Site selection can be one of the most time consuming processes, stretching for months or quarters with a large global team collaborating on making site and investigator selection decisions. When the trial is outsourced to a CRO, there is often extensive reliance on CROs to provide historical site performance inputs based on the trial protocol and feasibility inputs from the sponsor. The list of sites with historical studies provided by the CRO then have to be analyzed to shortlist the sites to be selected based on the CRO provided metrics. These sites are then contacted with questionnaires for site inputs which are faxed or emailed back and forth and have to be manually analyzed and synthesized in order to make the overall site selection decision.

This is an area which is ripe for innovation.
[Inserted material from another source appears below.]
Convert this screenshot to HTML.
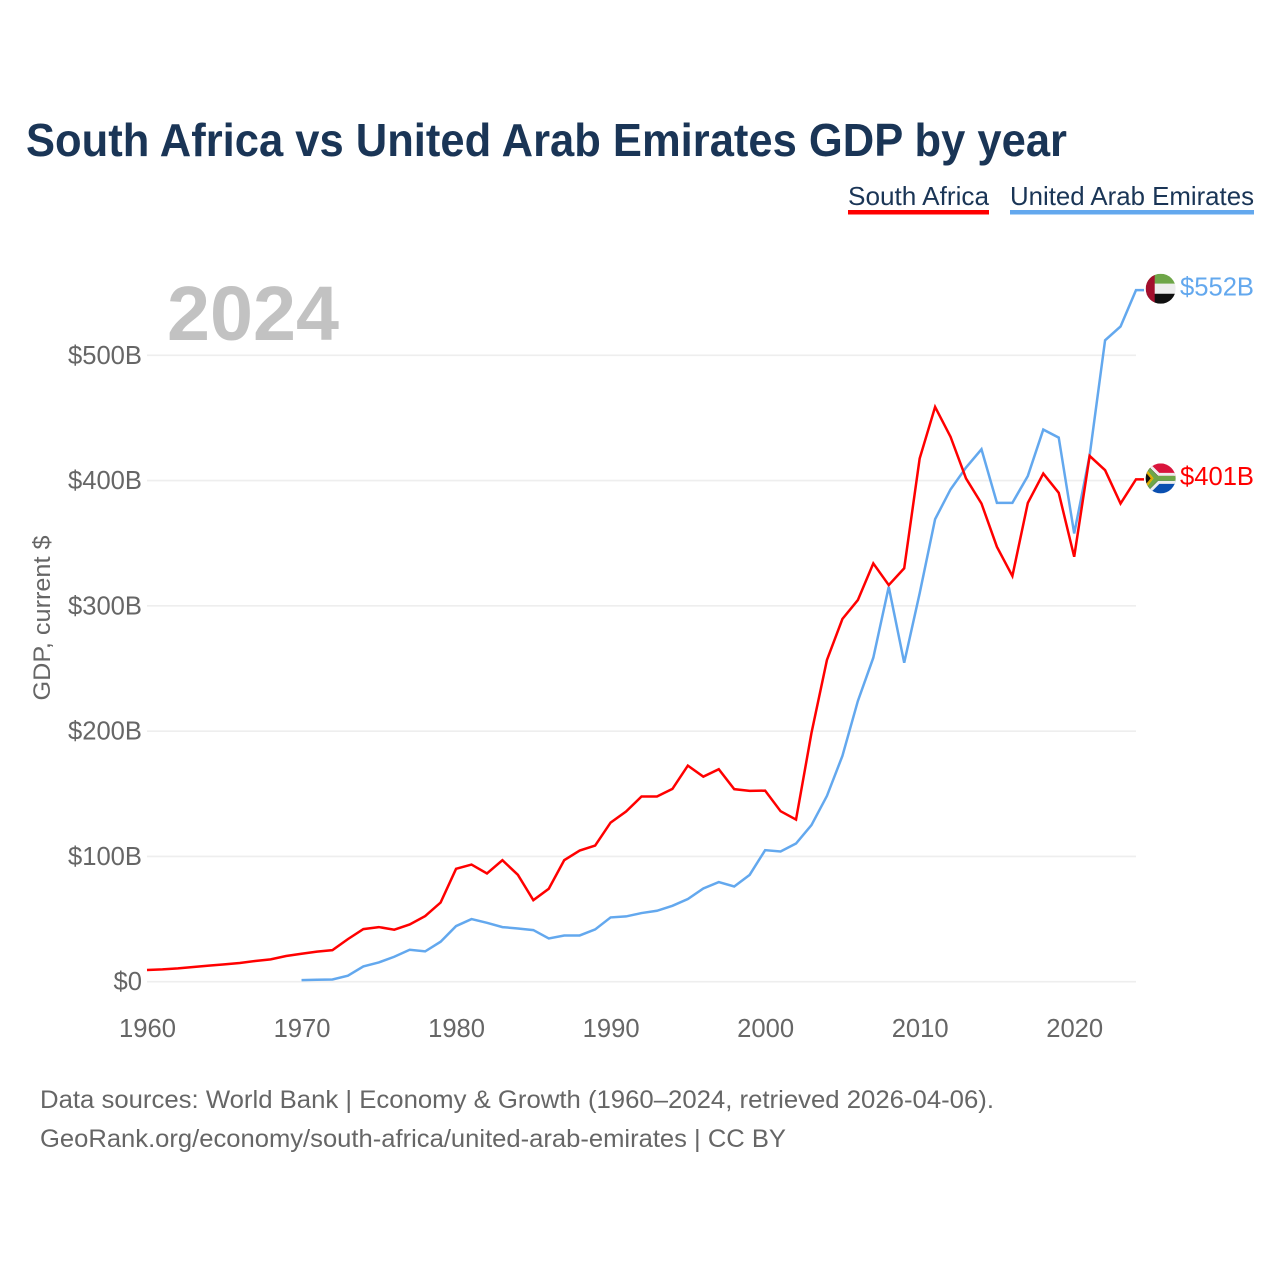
<!DOCTYPE html>
<html lang="en">
<head>
<meta charset="utf-8">
<title>South Africa vs United Arab Emirates GDP by year</title>
<style>
html,body{margin:0;padding:0;background:#fff;}
svg{display:block;font-family:"Liberation Sans",sans-serif;}
</style>
</head>
<body>
<svg id="chart" xmlns="http://www.w3.org/2000/svg" width="1280" height="1280" viewBox="0 0 1280 1280">
  <defs>
    <clipPath id="flag-clip-uae"><circle cx="15" cy="15" r="15"/></clipPath>
    <clipPath id="flag-clip-za"><circle cx="15" cy="15" r="15"/></clipPath>
  </defs>
  <rect width="1280" height="1280" fill="#fff"/>
  <text x="26" y="156" font-size="46" font-weight="700" fill="#1a3556" textLength="1041" lengthAdjust="spacingAndGlyphs">South Africa vs United Arab Emirates GDP by year</text>

  <g>
    <text x="848" y="205" font-size="26" fill="#1a3556" textLength="141" lengthAdjust="spacingAndGlyphs">South Africa</text>
    <rect x="848" y="210" width="141" height="4.5" fill="#ff0000"/>
  </g>
  <g>
    <text x="1010" y="205" font-size="26" fill="#1a3556" textLength="244" lengthAdjust="spacingAndGlyphs">United Arab Emirates</text>
    <rect x="1010" y="210" width="244" height="4.5" fill="#63a8ee"/>
  </g>

  <text x="167" y="340" font-size="77" font-weight="700" fill="#c2c2c2" textLength="172" lengthAdjust="spacingAndGlyphs">2024</text>

  <text transform="translate(50,618) rotate(-90)" text-anchor="middle" font-size="24" fill="#666" textLength="165" lengthAdjust="spacingAndGlyphs">GDP, current $</text>

  <g id="grid"></g>
  <g id="y-ticks"></g>
  <g id="x-ticks"></g>
  <g id="series"></g>

  <g id="flag-uae">
    <g clip-path="url(#flag-clip-uae)">
      <rect x="0" y="0" width="30" height="10" fill="#6ea648"/>
      <rect x="0" y="10" width="30" height="10" fill="#eeeeee"/>
      <rect x="0" y="20" width="30" height="10" fill="#0f0f0f"/>
      <rect x="0" y="0" width="9" height="30" fill="#a30f2d"/>
    </g>
  </g>
  <g id="flag-za">
    <g clip-path="url(#flag-clip-za)">
      <rect x="0" y="0" width="30" height="15" fill="#d9143c"/>
      <rect x="0" y="15" width="30" height="15" fill="#0a4fb0"/>
      <path d="M0 0 L15 15 L0 30 Z" fill="#111"/>
      <path d="M2 0 L13 11 L30 11 L30 19 L13 19 L2 30" fill="none" stroke="#eeeeee" stroke-width="3"/>
      <path d="M0 4 L11 15 L0 26 M11 15 L30 15" fill="none" stroke="#6ea648" stroke-width="5"/>
      <path d="M0 5 L8 15 L0 25" fill="#f2b900" opacity="0.9"/>
      <path d="M0 9 L5 15 L0 21 Z" fill="#111"/>
    </g>
  </g>

  <text id="label-uae" x="1180" font-size="26" fill="#63a8ee" textLength="74" lengthAdjust="spacingAndGlyphs"></text>
  <text id="label-za" x="1180" font-size="26" fill="#ff0000" textLength="74" lengthAdjust="spacingAndGlyphs"></text>

  <text x="40" y="1108" font-size="25" fill="#666" textLength="954" lengthAdjust="spacingAndGlyphs">Data sources: World Bank | Economy &amp; Growth (1960–2024, retrieved 2026-04-06).</text>
  <text x="40" y="1147" font-size="25" fill="#666" textLength="746" lengthAdjust="spacingAndGlyphs">GeoRank.org/economy/south-africa/united-arab-emirates | CC BY</text>
</svg>
<script>
const years = [1960,1961,1962,1963,1964,1965,1966,1967,1968,1969,1970,1971,1972,1973,1974,1975,1976,1977,1978,1979,1980,1981,1982,1983,1984,1985,1986,1987,1988,1989,1990,1991,1992,1993,1994,1995,1996,1997,1998,1999,2000,2001,2002,2003,2004,2005,2006,2007,2008,2009,2010,2011,2012,2013,2014,2015,2016,2017,2018,2019,2020,2021,2022,2023,2024];
const southAfrica = [9.3,9.8,10.6,11.7,12.8,13.8,14.9,16.5,17.8,20.5,22.3,24,25.2,34,42,43.6,41.5,45.7,52.4,63.2,90.1,93.5,86.4,97,85.3,65.1,74.2,97,104.7,108.7,127,135.8,147.8,147.8,153.9,172.5,163.7,169.6,153.7,152.3,152.5,136.1,129.4,198.6,256.8,289.5,304.6,333.9,316.6,330,417.6,458.8,434.9,401.7,381.7,347.1,323.8,382.2,405.6,390.2,339.2,419.7,408.3,381.7,401];
const uae = [null,null,null,null,null,null,null,null,null,null,1.3,1.6,1.8,4.8,12.2,15.4,19.9,25.5,24.2,31.9,44.4,50,47,43.6,42.5,41.2,34.5,36.9,36.9,41.7,51.3,52.1,54.8,56.6,60.6,66,74.4,79.5,76,85.3,105,103.9,110.3,125,148.3,180.2,224,258.6,315.2,254.6,310,369.2,393,410.4,425,382.2,382.2,403.7,440.7,434.3,357.8,420,512,523,552];
const yTickValues = [0,100,200,300,400,500];
const yTickLabels = ["$0","$100B","$200B","$300B","$400B","$500B"];
const xTickValues = [1960,1970,1980,1990,2000,2010,2020];
const endLabels = ["$401B","$552B"];

const SVGNS = "http://www.w3.org/2000/svg";
function xScale(year){ return 147 + (year - 1960) * (1136 - 147) / 64; }
function yScale(v){ return 981.7 - v * (981.7 - 355.3) / 500; }

const grid = document.getElementById("grid");
const yTicks = document.getElementById("y-ticks");
const xTicks = document.getElementById("x-ticks");
const seriesGroup = document.getElementById("series");

yTickValues.forEach(function(v, i){
  const line = document.createElementNS(SVGNS, "line");
  
  
  line.setAttribute("x1", xScale(1960));
  line.setAttribute("x2", xScale(2024));
  line.setAttribute("y1", yScale(v));
  line.setAttribute("y2", yScale(v));
  line.setAttribute("stroke", "#eeeeee");
  line.setAttribute("stroke-width", "1.6");
  grid.appendChild(line);

  const t = document.createElementNS(SVGNS, "text");
  
  
  t.setAttribute("x", 142);
  t.setAttribute("y", yScale(v) + 8.5);
  t.setAttribute("text-anchor", "end");
  t.setAttribute("font-size", "25.6");
  t.setAttribute("fill", "#666");
  t.textContent = yTickLabels[i];
  yTicks.appendChild(t);
});

xTickValues.forEach(function(year){
  const t = document.createElementNS(SVGNS, "text");
  
  
  t.setAttribute("x", xScale(year) + 0.5);
  t.setAttribute("y", 1037);
  t.setAttribute("text-anchor", "middle");
  t.setAttribute("font-size", "25.6");
  t.setAttribute("fill", "#666");
  t.textContent = String(year);
  xTicks.appendChild(t);
});

function buildPath(values){
  let d = "";
  let lastY = null;
  values.forEach(function(v, i){
    if (v === null) return;
    lastY = yScale(v);
    d += (d ? "L" : "M") + xScale(years[i]).toFixed(2) + " " + lastY.toFixed(2);
  });
  d += "L" + (xScale(years[years.length - 1]) + 8).toFixed(2) + " " + lastY.toFixed(2);
  return d;
}

const uaePath = document.createElementNS(SVGNS, "path");


uaePath.setAttribute("d", buildPath(uae));
uaePath.setAttribute("fill", "none");
uaePath.setAttribute("stroke", "#63a8ee");
uaePath.setAttribute("stroke-width", "2.5");
uaePath.setAttribute("stroke-linejoin", "miter");
seriesGroup.appendChild(uaePath);

const zaPath = document.createElementNS(SVGNS, "path");


zaPath.setAttribute("d", buildPath(southAfrica));
zaPath.setAttribute("fill", "none");
zaPath.setAttribute("stroke", "#ff0000");
zaPath.setAttribute("stroke-width", "2.5");
zaPath.setAttribute("stroke-linejoin", "miter");
seriesGroup.appendChild(zaPath);

const zaEndY = yScale(southAfrica[southAfrica.length - 1]);
const uaeEndY = yScale(uae[uae.length - 1]);
document.getElementById("flag-uae").setAttribute("transform", "translate(1145.7," + (uaeEndY - 16.4).toFixed(2) + ")");
document.getElementById("flag-za").setAttribute("transform", "translate(1145.7," + (zaEndY - 15.9).toFixed(2) + ")");
const labelZa = document.getElementById("label-za");
labelZa.setAttribute("y", (zaEndY + 5.5).toFixed(2));
labelZa.textContent = endLabels[0];
const labelUae = document.getElementById("label-uae");
labelUae.setAttribute("y", (uaeEndY + 5.5).toFixed(2));
labelUae.textContent = endLabels[1];
</script>
</body>
</html>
Saama’s LSAC site selection capability has powerful machine learning models which are able to make recommendations on the best sites and investigators for the trial based on optimizing across a variety of predictive inputs such as Infrastructure (IRB, contracting, facilities, personnel), Patients (protocol criteria, access to patients), Investigators (expertise, capability, KOL strategic value), Feasibility questionnaire responses and Operational performance (speed, productivity, quality). Site selection decisions are much more accurate and can leverage hidden patterns which manual human analysis would not be able to process. We modeled that it is typically possible to reduce the painstaking site selection process by at least a full month. However, the true benefit of better site selection would show up on the study conduct numbers, with dramatically improved rate of recruitment, higher performing sites, fewer costly rescue sites and correspondingly shorter timeline for study conduct.

Innovative pharma and biotech sponsors have just started to understand the huge potential of disruptive intelligence in the trial planning process. With healthcare costs being high on the radar and advanced data capabilities becoming mainstream, the time for transformation is not on the horizon. It is now!

[1] Compel Data to Predict High-Performance Clinical Trial Sites, Amit Gulwadi

[2] Baseline trial considered for estimation – Oncology, Phase 2 or 3, 10 countries, 100 sites, 2 year execution.